Based on Chinese data, the international WHO mission report indicates that up to 75% of initially asymptomatic cases will progress to clinical disease, making the true asymptomatic infection rather rare (estimated at 1-3%) [16].
Both viral RNA and infectious virus particles were detected in throat swabs from two German citizens evacuated from Hubei province on 1 February 2020, who remained well and afebrile seven days after admission to a hospital in Frankfurt [36]. Both a mother and a child in a family cluster remained asymptomatic (including normal chest CT images during the observation period) with qRT-PCR positive nasopharyngeal swab samples [37]. Similar viral load in asymptomatic versus symptomatic cases was reported in a study including 18 patients [38]. Persistent positivity of viral RNA in throat and anal swabs were reported in a asymptomatic female patient after 17 days of clinical observation and treatment [39].
Potential transmission from an asymptomatic person has been reported in a familial cluster of five COVID-19 patients hospitalised with fever and respiratory symptoms that had contact before their onset of symptoms with an asymptomatic family member, a young 20-year-old woman, upon her return from Wuhan [40]. She remained asymptomatic for the whole duration of laboratory and clinical monitoring (19 days).
The first paragraph confirms what you just said. Other experience in China indicates most of those initially diagnosed as infected but asymptomatic eventually show symptoms, hence the 1%-3% estimate.

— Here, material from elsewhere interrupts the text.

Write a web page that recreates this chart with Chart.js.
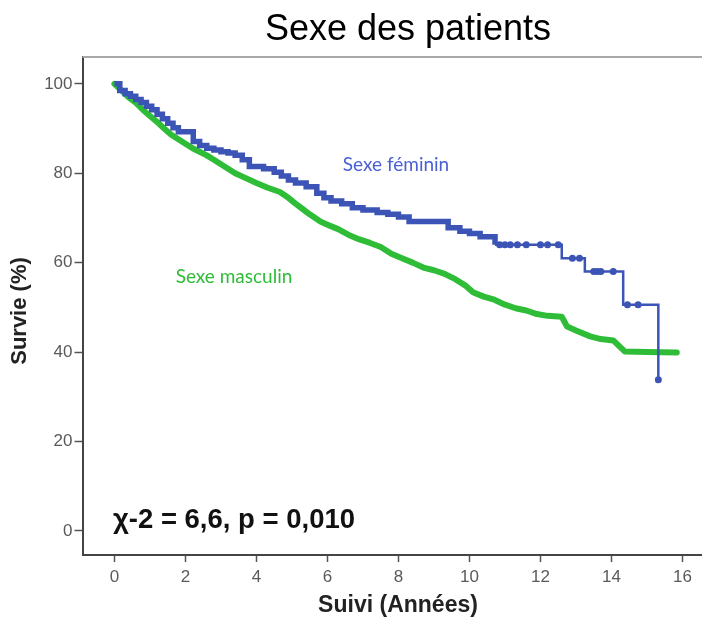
<!DOCTYPE html>
<html>
<head>
<meta charset="utf-8">
<script src="https://cdn.jsdelivr.net/npm/chart.js@4.4.1/dist/chart.umd.min.js"></script>
<style>
  body { margin: 0; background: #fff; }
  canvas { display: block; }
</style>
</head>
<body>
<canvas id="chart" width="702" height="619"></canvas>
<script>
// textes
const titre = "Sexe des patients";
const labelY = "Survie (%)";
const labelX = "Suivi (Années)";
const labelFeminin = "Sexe féminin";
const labelMasculin = "Sexe masculin";
const texteTest = "χ-2 = 6,6, p = 0,010";

// graduations
const xTicks = [0, 2, 4, 6, 8, 10, 12, 14, 16];
const yTicks = [0, 20, 40, 60, 80, 100];

// Sexe féminin (courbe bleue, en marches)
const tempsFeminin = [0, 0.15, 0.3, 0.45, 0.6, 0.75, 0.9, 1.05, 1.2, 1.35, 1.5, 1.65, 1.8, 2.22, 2.4, 2.6, 2.8, 3.0, 3.2, 3.4, 3.6, 3.8, 4.2, 4.5, 4.7, 4.9, 5.1, 5.4, 5.7, 5.9, 6.1, 6.4, 6.7, 7.0, 7.4, 7.7, 8.0, 8.3, 9.4, 9.73, 10.0, 10.3, 10.72, 12.6, 13.25, 14.33, 15.32];
const survieFeminin = [100, 98.5, 97.8, 97.2, 96.5, 95.8, 95.0, 94.2, 93.2, 92.2, 91.2, 90.2, 89.3, 87.1, 86.2, 85.6, 85.2, 84.8, 84.5, 84.0, 83.0, 81.5, 81.0, 80.2, 79.4, 78.5, 77.8, 77.0, 75.5, 74.5, 73.8, 73.2, 72.3, 71.8, 71.2, 70.8, 70.2, 69.2, 67.8, 67.0, 66.5, 65.8, 64.0, 61.0, 58.0, 50.6, 33.8];

// censures visibles sur la fin de la courbe bleue
const tempsCensureFeminin = [10.85, 11.0, 11.15, 11.35, 11.6, 12.0, 12.2, 12.5, 12.9, 13.1, 13.5, 13.6, 13.7, 14.05, 14.45, 14.75, 15.32];
const survieCensureFeminin = [64.0, 64.0, 64.0, 64.0, 64.0, 64.0, 64.0, 64.0, 61.0, 61.0, 58.0, 58.0, 58.0, 58.0, 50.6, 50.6, 33.8];

// Sexe masculin (courbe verte)
const tempsMasculin = [0, 0.2, 0.4, 0.6, 0.8, 1.0, 1.2, 1.4, 1.6, 1.8, 2.0, 2.2, 2.4, 2.6, 2.8, 3.0, 3.2, 3.4, 3.7, 4.0, 4.3, 4.66, 4.9, 5.1, 5.3, 5.5, 5.8, 6.0, 6.3, 6.6, 6.9, 7.2, 7.5, 7.8, 8.1, 8.4, 8.7, 9.0, 9.3, 9.6, 9.9, 10.1, 10.4, 10.7, 11.0, 11.3, 11.6, 11.9, 12.2, 12.6, 12.75, 13.0, 13.4, 13.7, 14.05, 14.38, 15.0, 15.84];
const survieMasculin = [100, 98.5, 97.0, 95.8, 94.2, 92.8, 91.5, 90.0, 88.6, 87.6, 86.6, 85.6, 84.8, 84.0, 83.0, 82.0, 81.0, 80.0, 78.9, 77.8, 76.8, 75.8, 74.5, 73.2, 72.0, 70.8, 69.2, 68.5, 67.5, 66.2, 65.2, 64.4, 63.5, 62.0, 61.0, 60.0, 58.9, 58.3, 57.5, 56.3, 54.8, 53.4, 52.4, 51.7, 50.6, 49.8, 49.3, 48.5, 48.1, 47.9, 45.7, 44.8, 43.5, 42.9, 42.6, 40.1, 40.0, 39.9];

const bleu = '#3b54b6';
const vert = '#2fbd38';
const police = '"Liberation Sans", Arial, sans-serif';

function points(xs, ys) {
  return xs.map((x, i) => ({ x: x, y: ys[i] }));
}

const textes = {
  id: 'textes',
  afterDraw(chart) {
    const ctx = chart.ctx;
    const area = chart.chartArea;
    ctx.save();
    // ligne du cadre en haut
    ctx.strokeStyle = '#a8a8a8';
    ctx.lineWidth = 2;
    ctx.beginPath();
    ctx.moveTo(area.left, area.top);
    ctx.lineTo(chart.width, area.top);
    ctx.stroke();

    ctx.textAlign = 'center';
    ctx.textBaseline = 'middle';
    ctx.fillStyle = '#000';
    ctx.font = '36px ' + police;
    ctx.fillText(titre, 408, 30);

    ctx.font = 'bold 23px ' + police;
    ctx.fillStyle = '#222';
    ctx.fillText(labelX, 398, 606);
    ctx.save();
    ctx.translate(20, 311);
    ctx.rotate(-Math.PI / 2);
    ctx.font = 'bold 22px ' + police;
    ctx.fillText(labelY, 0, 0);
    ctx.restore();

    ctx.font = '19px Lato, ' + police;
    ctx.fillStyle = '#4a5fd6';
    ctx.fillText(labelFeminin, 396, 165);
    ctx.fillStyle = vert;
    ctx.fillText(labelMasculin, 234, 277);

    ctx.font = 'bold 27.5px ' + police;
    ctx.fillStyle = '#111';
    ctx.fillText(texteTest, 234, 520);
    ctx.restore();
  }
};

const ctx = document.getElementById('chart');
new Chart(ctx, {
  type: 'line',
  data: {
    datasets: [
      {
        label: labelFeminin,
        data: points(tempsFeminin, survieFeminin),
        borderColor: bleu,
        borderWidth: 2.5,
        stepped: true,
        pointRadius: 0,
        fill: false,
        segment: {
          borderWidth: c => c.p0.parsed.x < 10.7 ? 5.5 : 2.5
        }
      },
      {
        label: 'censures',
        data: points(tempsCensureFeminin, survieCensureFeminin),
        showLine: false,
        pointRadius: 3.5,
        pointBackgroundColor: bleu,
        pointBorderWidth: 0
      },
      {
        label: labelMasculin,
        data: points(tempsMasculin, survieMasculin),
        borderColor: vert,
        borderWidth: 6,
        borderJoinStyle: 'round',
        borderCapStyle: 'round',
        pointRadius: 0,
        fill: false
      }
    ]
  },
  options: {
    responsive: false,
    devicePixelRatio: 1,
    animation: false,
    events: [],
    layout: { autoPadding: false, padding: { top: 57, left: 0, right: 0, bottom: 0 } },
    plugins: {
      legend: { display: false },
      tooltip: { enabled: false },
      title: { display: false }
    },
    scales: {
      x: {
        type: 'linear',
        min: -0.9,
        max: 16.55,
        afterFit: s => { s.height = 64; s.paddingLeft = 0; s.paddingRight = 0; },
        afterBuildTicks: s => { s.ticks = xTicks.map(v => ({ value: v })); },
        ticks: { color: '#5a5a5a', font: { family: police, size: 17 }, padding: 5 },
        grid: { drawOnChartArea: false, tickLength: 7, tickColor: '#555', tickWidth: 1.5 },
        border: { color: '#444', width: 2 }
      },
      y: {
        type: 'linear',
        min: -5.4,
        max: 106,
        afterFit: s => { s.width = 82.5; s.paddingTop = 0; s.paddingBottom = 0; },
        afterBuildTicks: s => { s.ticks = yTicks.map(v => ({ value: v })); },
        ticks: { color: '#5a5a5a', font: { family: police, size: 17 }, padding: 2 },
        grid: { drawOnChartArea: false, tickLength: 8, tickColor: '#555', tickWidth: 1.5 },
        border: { color: '#444', width: 2 }
      }
    }
  },
  plugins: [textes]
});
</script>
</body>
</html>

I think it's a fine point and maybe I don't understand the difference in importance. Whether or not a person who is infected will show symptoms is less important than the finding that:
a) People in a closed community, i.e. a cruise ship, a nursing home, or a remote Italian village, where a large enough sample or sick and asymptomatic people have been tested, show more than 40% were infected.
b) People who are asymptomatic can infect others.
Maybe you have drawn different conclusions?
To me, what health officials are saying about what to do still holds. Don't go out. What the general public can do is slow the spread of this disease so that the health care system can continue to operate. Flatten the curve. The area under the curve is probably baked in. The spread of the curve is what we can affect by our actions.